▶ Your goal:
Starting at the line that has "Give me the TikZ source for this diagram." and stopping after the line that has "(schema) at (782,490)", reproduce the listing below exactly; omit everything else.

▶ Data listing:
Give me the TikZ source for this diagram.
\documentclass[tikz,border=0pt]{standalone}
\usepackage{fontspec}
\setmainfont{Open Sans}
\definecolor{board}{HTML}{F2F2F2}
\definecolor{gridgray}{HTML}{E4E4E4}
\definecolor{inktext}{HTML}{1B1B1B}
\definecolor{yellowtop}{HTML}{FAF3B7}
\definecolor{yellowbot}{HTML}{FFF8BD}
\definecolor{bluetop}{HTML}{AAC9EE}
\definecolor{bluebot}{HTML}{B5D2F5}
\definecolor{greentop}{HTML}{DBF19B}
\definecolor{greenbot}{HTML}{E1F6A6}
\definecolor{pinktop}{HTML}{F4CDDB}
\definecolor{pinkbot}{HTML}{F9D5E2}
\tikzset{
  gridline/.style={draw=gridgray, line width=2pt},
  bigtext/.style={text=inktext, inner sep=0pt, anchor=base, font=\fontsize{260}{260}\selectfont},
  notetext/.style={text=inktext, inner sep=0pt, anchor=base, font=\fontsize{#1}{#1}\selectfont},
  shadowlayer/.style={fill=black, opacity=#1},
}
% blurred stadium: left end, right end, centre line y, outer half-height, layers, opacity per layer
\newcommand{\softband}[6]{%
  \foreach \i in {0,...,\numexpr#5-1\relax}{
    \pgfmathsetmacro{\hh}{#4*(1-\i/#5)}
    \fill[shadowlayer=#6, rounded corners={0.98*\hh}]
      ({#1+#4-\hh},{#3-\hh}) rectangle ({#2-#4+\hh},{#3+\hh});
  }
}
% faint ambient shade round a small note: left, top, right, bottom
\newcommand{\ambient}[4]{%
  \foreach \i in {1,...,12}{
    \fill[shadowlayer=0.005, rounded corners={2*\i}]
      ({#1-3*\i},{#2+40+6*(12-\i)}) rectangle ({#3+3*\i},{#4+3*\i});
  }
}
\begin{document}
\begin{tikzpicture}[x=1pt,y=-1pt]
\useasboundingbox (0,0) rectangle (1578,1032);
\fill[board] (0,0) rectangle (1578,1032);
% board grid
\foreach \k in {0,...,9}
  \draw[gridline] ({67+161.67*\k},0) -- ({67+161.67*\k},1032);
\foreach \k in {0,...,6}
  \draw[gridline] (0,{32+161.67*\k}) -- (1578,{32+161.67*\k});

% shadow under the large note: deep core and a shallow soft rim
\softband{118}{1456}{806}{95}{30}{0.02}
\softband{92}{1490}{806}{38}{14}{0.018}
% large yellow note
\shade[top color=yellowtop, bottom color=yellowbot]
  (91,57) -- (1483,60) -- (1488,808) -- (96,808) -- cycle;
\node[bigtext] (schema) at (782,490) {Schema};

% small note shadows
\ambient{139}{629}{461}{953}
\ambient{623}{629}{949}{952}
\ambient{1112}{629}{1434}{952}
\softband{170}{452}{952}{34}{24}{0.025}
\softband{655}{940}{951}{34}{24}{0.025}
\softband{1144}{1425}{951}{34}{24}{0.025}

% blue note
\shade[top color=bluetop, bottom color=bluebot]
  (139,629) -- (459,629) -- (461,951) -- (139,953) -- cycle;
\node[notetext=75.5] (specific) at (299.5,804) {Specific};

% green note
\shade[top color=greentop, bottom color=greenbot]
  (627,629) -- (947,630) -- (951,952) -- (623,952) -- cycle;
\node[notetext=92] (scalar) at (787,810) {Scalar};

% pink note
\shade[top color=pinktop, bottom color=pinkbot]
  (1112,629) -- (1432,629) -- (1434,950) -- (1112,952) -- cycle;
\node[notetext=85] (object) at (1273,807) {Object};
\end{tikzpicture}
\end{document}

---

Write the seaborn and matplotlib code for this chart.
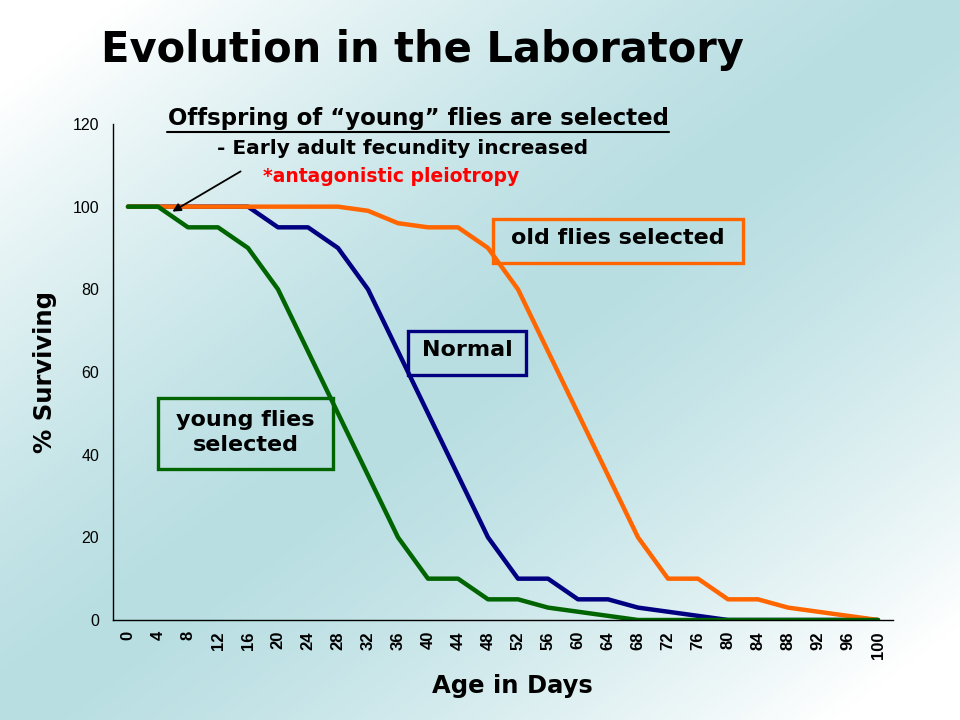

---

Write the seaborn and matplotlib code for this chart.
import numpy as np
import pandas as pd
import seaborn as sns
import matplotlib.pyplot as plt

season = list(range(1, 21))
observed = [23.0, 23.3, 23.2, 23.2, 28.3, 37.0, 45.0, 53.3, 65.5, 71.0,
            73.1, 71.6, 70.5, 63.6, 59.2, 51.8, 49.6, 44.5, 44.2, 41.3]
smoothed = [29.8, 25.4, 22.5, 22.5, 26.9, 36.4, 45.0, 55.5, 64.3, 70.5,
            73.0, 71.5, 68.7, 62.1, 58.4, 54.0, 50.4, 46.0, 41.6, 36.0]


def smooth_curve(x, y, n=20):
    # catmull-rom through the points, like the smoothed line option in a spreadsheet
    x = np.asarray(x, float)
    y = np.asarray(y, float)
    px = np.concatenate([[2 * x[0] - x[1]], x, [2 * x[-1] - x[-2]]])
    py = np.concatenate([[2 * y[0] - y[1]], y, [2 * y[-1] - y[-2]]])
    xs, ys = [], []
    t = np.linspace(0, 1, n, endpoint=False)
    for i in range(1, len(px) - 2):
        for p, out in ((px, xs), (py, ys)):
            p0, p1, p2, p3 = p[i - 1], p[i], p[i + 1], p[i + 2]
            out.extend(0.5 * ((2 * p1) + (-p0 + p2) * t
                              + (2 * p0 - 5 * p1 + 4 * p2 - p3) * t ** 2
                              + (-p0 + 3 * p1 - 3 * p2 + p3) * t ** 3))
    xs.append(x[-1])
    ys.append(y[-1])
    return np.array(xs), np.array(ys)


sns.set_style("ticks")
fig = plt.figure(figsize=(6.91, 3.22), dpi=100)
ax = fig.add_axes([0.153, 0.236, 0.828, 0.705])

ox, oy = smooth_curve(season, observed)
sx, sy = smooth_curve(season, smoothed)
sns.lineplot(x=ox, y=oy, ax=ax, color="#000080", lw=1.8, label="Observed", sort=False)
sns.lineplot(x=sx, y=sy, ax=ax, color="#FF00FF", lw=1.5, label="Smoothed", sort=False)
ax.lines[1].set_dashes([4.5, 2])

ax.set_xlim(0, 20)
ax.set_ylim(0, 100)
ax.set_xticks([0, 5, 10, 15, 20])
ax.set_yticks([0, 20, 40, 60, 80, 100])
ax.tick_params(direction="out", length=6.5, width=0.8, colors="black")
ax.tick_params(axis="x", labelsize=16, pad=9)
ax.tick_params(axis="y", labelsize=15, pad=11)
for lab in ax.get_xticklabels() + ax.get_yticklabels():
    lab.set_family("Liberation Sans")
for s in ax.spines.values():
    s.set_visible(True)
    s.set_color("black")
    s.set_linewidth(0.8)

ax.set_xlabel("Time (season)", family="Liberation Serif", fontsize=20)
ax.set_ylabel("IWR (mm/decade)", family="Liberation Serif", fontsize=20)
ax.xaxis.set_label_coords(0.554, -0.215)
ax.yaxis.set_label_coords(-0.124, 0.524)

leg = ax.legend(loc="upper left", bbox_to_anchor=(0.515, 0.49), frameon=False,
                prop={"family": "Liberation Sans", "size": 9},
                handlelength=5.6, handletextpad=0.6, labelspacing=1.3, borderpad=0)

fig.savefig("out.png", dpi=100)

▶ Answer:
Give me the TikZ source for this diagram.
\documentclass[tikz,border=0pt]{standalone}
\usepackage{fontspec}
\setmainfont{Open Sans}
\definecolor{board}{HTML}{F2F2F2}
\definecolor{gridgray}{HTML}{E4E4E4}
\definecolor{inktext}{HTML}{1B1B1B}
\definecolor{yellowtop}{HTML}{FAF3B7}
\definecolor{yellowbot}{HTML}{FFF8BD}
\definecolor{bluetop}{HTML}{AAC9EE}
\definecolor{bluebot}{HTML}{B5D2F5}
\definecolor{greentop}{HTML}{DBF19B}
\definecolor{greenbot}{HTML}{E1F6A6}
\definecolor{pinktop}{HTML}{F4CDDB}
\definecolor{pinkbot}{HTML}{F9D5E2}
\tikzset{
  gridline/.style={draw=gridgray, line width=2pt},
  bigtext/.style={text=inktext, inner sep=0pt, anchor=base, font=\fontsize{260}{260}\selectfont},
  notetext/.style={text=inktext, inner sep=0pt, anchor=base, font=\fontsize{#1}{#1}\selectfont},
  shadowlayer/.style={fill=black, opacity=#1},
}
% blurred stadium: left end, right end, centre line y, outer half-height, layers, opacity per layer
\newcommand{\softband}[6]{%
  \foreach \i in {0,...,\numexpr#5-1\relax}{
    \pgfmathsetmacro{\hh}{#4*(1-\i/#5)}
    \fill[shadowlayer=#6, rounded corners={0.98*\hh}]
      ({#1+#4-\hh},{#3-\hh}) rectangle ({#2-#4+\hh},{#3+\hh});
  }
}
% faint ambient shade round a small note: left, top, right, bottom
\newcommand{\ambient}[4]{%
  \foreach \i in {1,...,12}{
    \fill[shadowlayer=0.005, rounded corners={2*\i}]
      ({#1-3*\i},{#2+40+6*(12-\i)}) rectangle ({#3+3*\i},{#4+3*\i});
  }
}
\begin{document}
\begin{tikzpicture}[x=1pt,y=-1pt]
\useasboundingbox (0,0) rectangle (1578,1032);
\fill[board] (0,0) rectangle (1578,1032);
% board grid
\foreach \k in {0,...,9}
  \draw[gridline] ({67+161.67*\k},0) -- ({67+161.67*\k},1032);
\foreach \k in {0,...,6}
  \draw[gridline] (0,{32+161.67*\k}) -- (1578,{32+161.67*\k});

% shadow under the large note: deep core and a shallow soft rim
\softband{118}{1456}{806}{95}{30}{0.02}
\softband{92}{1490}{806}{38}{14}{0.018}
% large yellow note
\shade[top color=yellowtop, bottom color=yellowbot]
  (91,57) -- (1483,60) -- (1488,808) -- (96,808) -- cycle;
\node[bigtext] (schema) at (782,490) {Schema};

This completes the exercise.